Technical Details and Benefits
From a technical standpoint, the Common Corpus is an extraordinary achievement, serving as a multilingual data powerhouse. It includes curated data from open-access repositories like OpenAlex for scientific articles, government publications, GitHub for open-source software, and more. By leveraging multiple data domains, Pleias ensures that the dataset is not only vast but also represents a wide spectrum of real-world content. This diversity enables language models trained on Common Corpus to develop better contextual understanding and a deeper grasp of different genres and registers of language. Furthermore, its multilingual nature addresses the critical need for equitable representation across global languages, helping NLP researchers work toward a future where language technologies are not dominated by only English or a handful of widely spoken languages. The dataset, with its emphasis on open access, also helps in reducing the resource disparity between major research entities and independent or academic researchers, making advanced language technology more accessible.
Importance and Results
The release of the Common Corpus is a pivotal development for multiple reasons.

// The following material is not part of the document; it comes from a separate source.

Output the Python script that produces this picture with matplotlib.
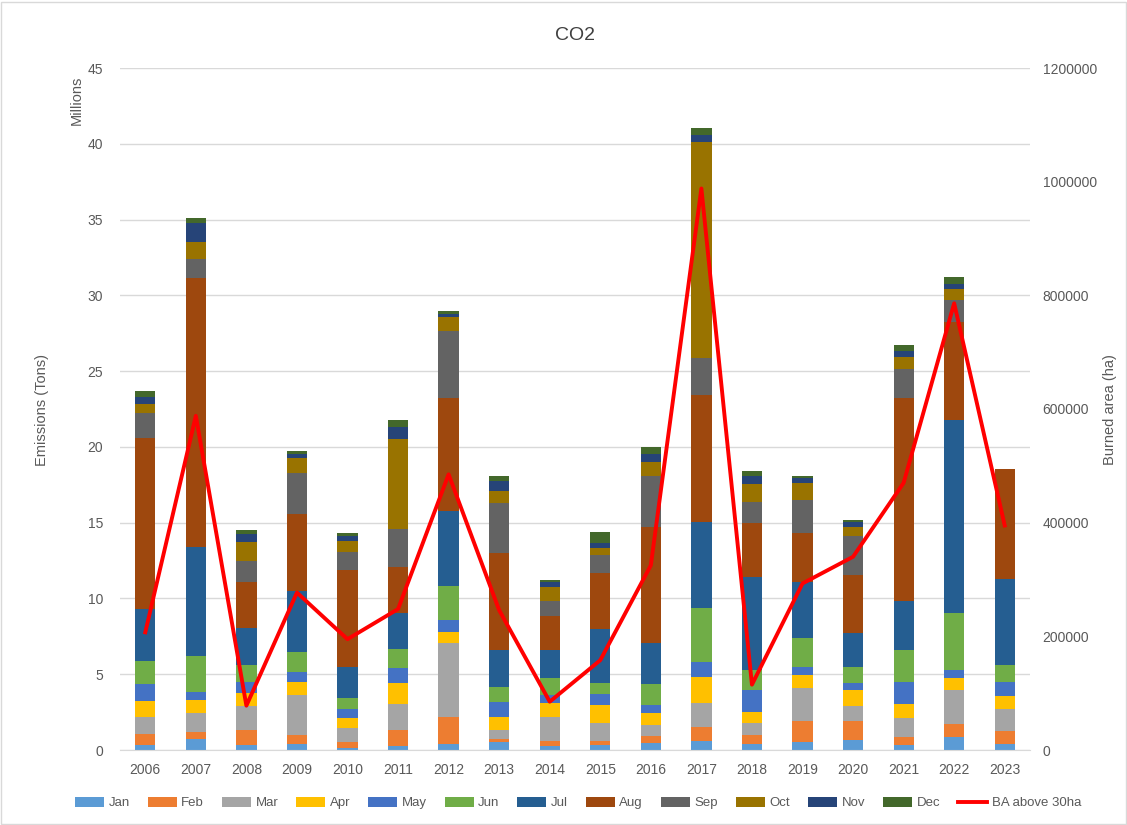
import matplotlib.pyplot as plt
import numpy as np
from matplotlib.patches import Rectangle

plt.rcParams['font.family'] = ['Liberation Sans', 'DejaVu Sans']

# 數據
years = ['2006', '2007', '2008', '2009', '2010', '2011', '2012', '2013', '2014',
         '2015', '2016', '2017', '2018', '2019', '2020', '2021', '2022', '2023']
months = ['Jan', 'Feb', 'Mar', 'Apr', 'May', 'Jun', 'Jul', 'Aug', 'Sep', 'Oct', 'Nov', 'Dec']

# emissions per month, millions of tons (one list per month, one value per year)
jan = [0.35, 0.71, 0.31, 0.40, 0.15, 0.26, 0.37, 0.55, 0.26, 0.30, 0.44, 0.57, 0.40, 0.53, 0.68, 0.31, 0.84, 0.37]
feb = [0.69, 0.45, 1.01, 0.59, 0.38, 1.06, 1.79, 0.15, 0.31, 0.28, 0.48, 0.93, 0.60, 1.41, 1.26, 0.53, 0.90, 0.88]
mar = [1.13, 1.25, 1.56, 2.64, 0.94, 1.74, 4.90, 0.62, 1.63, 1.19, 0.75, 1.62, 0.75, 2.15, 0.96, 1.25, 2.20, 1.43]
apr = [1.06, 0.89, 0.89, 0.85, 0.66, 1.34, 0.75, 0.84, 0.90, 1.21, 0.75, 1.67, 0.78, 0.84, 1.08, 0.94, 0.79, 0.88]
may = [1.11, 0.52, 0.69, 0.66, 0.58, 1.01, 0.79, 0.98, 0.51, 0.74, 0.57, 1.04, 1.46, 0.52, 0.46, 1.43, 0.55, 0.90]
jun = [1.53, 2.36, 1.15, 1.30, 0.70, 1.25, 2.24, 1.04, 1.16, 0.73, 1.36, 3.52, 1.29, 1.94, 1.01, 2.14, 3.78, 1.15]
jul = [3.42, 7.22, 2.43, 4.03, 2.04, 2.36, 4.93, 2.44, 1.85, 3.52, 2.73, 5.71, 6.12, 3.69, 2.27, 3.21, 12.71, 5.67]
aug = [11.28, 17.73, 3.07, 5.07, 6.40, 3.03, 7.46, 6.38, 2.20, 3.71, 7.61, 8.39, 3.59, 3.22, 3.83, 13.44, 6.49, 7.24]
sep = [1.69, 1.28, 1.37, 2.71, 1.21, 2.53, 4.40, 3.30, 0.99, 1.16, 3.41, 2.43, 1.40, 2.22, 2.57, 1.91, 1.43, 0]
oct_ = [0.57, 1.08, 1.27, 1.00, 0.71, 5.94, 0.94, 0.79, 0.94, 0.48, 0.88, 14.23, 1.18, 1.10, 0.59, 0.77, 0.70, 0]
nov = [0.45, 1.25, 0.47, 0.30, 0.37, 0.77, 0.22, 0.64, 0.31, 0.36, 0.55, 0.48, 0.54, 0.30, 0.31, 0.40, 0.36, 0]
dec = [0.42, 0.33, 0.31, 0.17, 0.16, 0.48, 0.15, 0.37, 0.16, 0.68, 0.48, 0.46, 0.27, 0.16, 0.13, 0.39, 0.44, 0]

# burned area above 30 ha
ba_above_30ha = [207000, 588000, 78000, 277000, 195000, 248000, 485000, 246000, 85000,
                 158000, 325000, 988000, 115000, 293000, 340000, 470000, 786000, 395000]

colors = ['#5B9BD5', '#ED7D31', '#A5A5A5', '#FFC000', '#4472C4', '#70AD47',
          '#255E91', '#9E480E', '#636363', '#997300', '#264478', '#43682B']

W, H = 1127, 825
fig = plt.figure(figsize=(W / 100, H / 100), dpi=100)
ax = fig.add_axes([120 / W, 1 - 750 / H, 910 / W, 682 / H])
ax2 = ax.twinx()

x = np.arange(len(years))
bottom = np.zeros(len(years))
for name, vals, c in zip(months, [jan, feb, mar, apr, may, jun, jul, aug, sep, oct_, nov, dec], colors):
    ax.bar(x, vals, width=0.4, bottom=bottom, color=c, label=name, zorder=2)
    bottom += np.array(vals)

ax2.plot(x, ba_above_30ha, color='#FF0000', linewidth=2.8, label='BA above 30ha', zorder=3)

tick_color = '#595959'
ax.set_xlim(-0.5, len(years) - 0.5)
ax.set_ylim(0, 45)
ax.set_yticks(np.arange(0, 46, 5))
ax.set_xticks(x)
ax.set_xticklabels(years)
ax.tick_params(axis='both', length=0, colors=tick_color, labelsize=10)
ax.tick_params(axis='y', pad=12)
ax.tick_params(axis='x', pad=9)
ax.yaxis.grid(True, color='#D9D9D9', linewidth=1, zorder=0)
ax.set_axisbelow(True)

ax2.set_ylim(0, 1200000)
ax2.set_yticks(np.arange(0, 1200001, 200000))
ax2.set_yticklabels([str(v) for v in range(0, 1200001, 200000)])
ax2.tick_params(axis='y', length=0, colors=tick_color, labelsize=10, pad=9)

for a in (ax, ax2):
    for s in a.spines.values():
        s.set_visible(False)
ax.spines['bottom'].set_visible(True)
ax.spines['bottom'].set_color('#D9D9D9')

# 標題與軸標籤
fig.text(575 / W, 1 - 35 / H, 'CO2', ha='center', va='center', fontsize=14, color='#404040')
fig.text(42 / W, 1 - 410 / H, 'Emissions (Tons)', rotation=90, ha='center', va='center', fontsize=10.5, color=tick_color)
fig.text(77 / W, 1 - 100 / H, 'Millions', rotation=90, ha='center', va='center', fontsize=10.5, color=tick_color)
fig.text(1110 / W, 1 - 410 / H, 'Burned area (ha)', rotation=90, ha='center', va='center', fontsize=10.5, color=tick_color)

# 圖例
h1, l1 = ax.get_legend_handles_labels()
h2, l2 = ax2.get_legend_handles_labels()
fig.legend(h1 + h2, l1 + l2, loc='center', bbox_to_anchor=(578 / W, 1 - 803 / H), ncol=13,
           frameon=False, fontsize=9.5, handlelength=2.2, handleheight=0.8,
           columnspacing=1.35, handletextpad=0.35, labelcolor=tick_color)

# chart border
fig.patches.append(Rectangle((0.001, 0.001), 0.998, 0.997, transform=fig.transFigure,
                             fill=False, edgecolor='#D9D9D9', linewidth=1))

fig.savefig('out.png', dpi=100)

The dataset not only sets a new benchmark in terms of size but also embodies a vision of shared knowledge, reproducibility, and inclusivity. It empowers researchers across the globe to develop language models that cater to a broader audience. By training on a rich multilingual dataset, future models can deliver more accurate, culturally aware, and contextually nuanced responses. Preliminary experiments have already shown promising results, with models trained on the Common Corpus exhibiting improved performance in zero-shot and few-shot settings across a variety of languages. This suggests that the scope of such a dataset can genuinely elevate language models beyond the typical monolingual or bilingual training paradigms, offering a real step forward for both academia and industry in tackling challenges like language preservation and ensuring the cultural inclusiveness of AI systems.
Conclusion
In conclusion, Pleias’ Common Corpus stands as a monumental contribution to the future of multilingual language modeling. By providing an open and comprehensive dataset, it addresses the challenges of data accessibility and diversity that have limited NLP development. With the dataset being openly available on platforms like Hugging Face, it also reflects a growing commitment within the AI community to prioritize collaboration and openness. As we move forward, resources like Common Corpus will be critical in shaping more democratic, fair, and inclusive AI systems that can truly serve a global audience.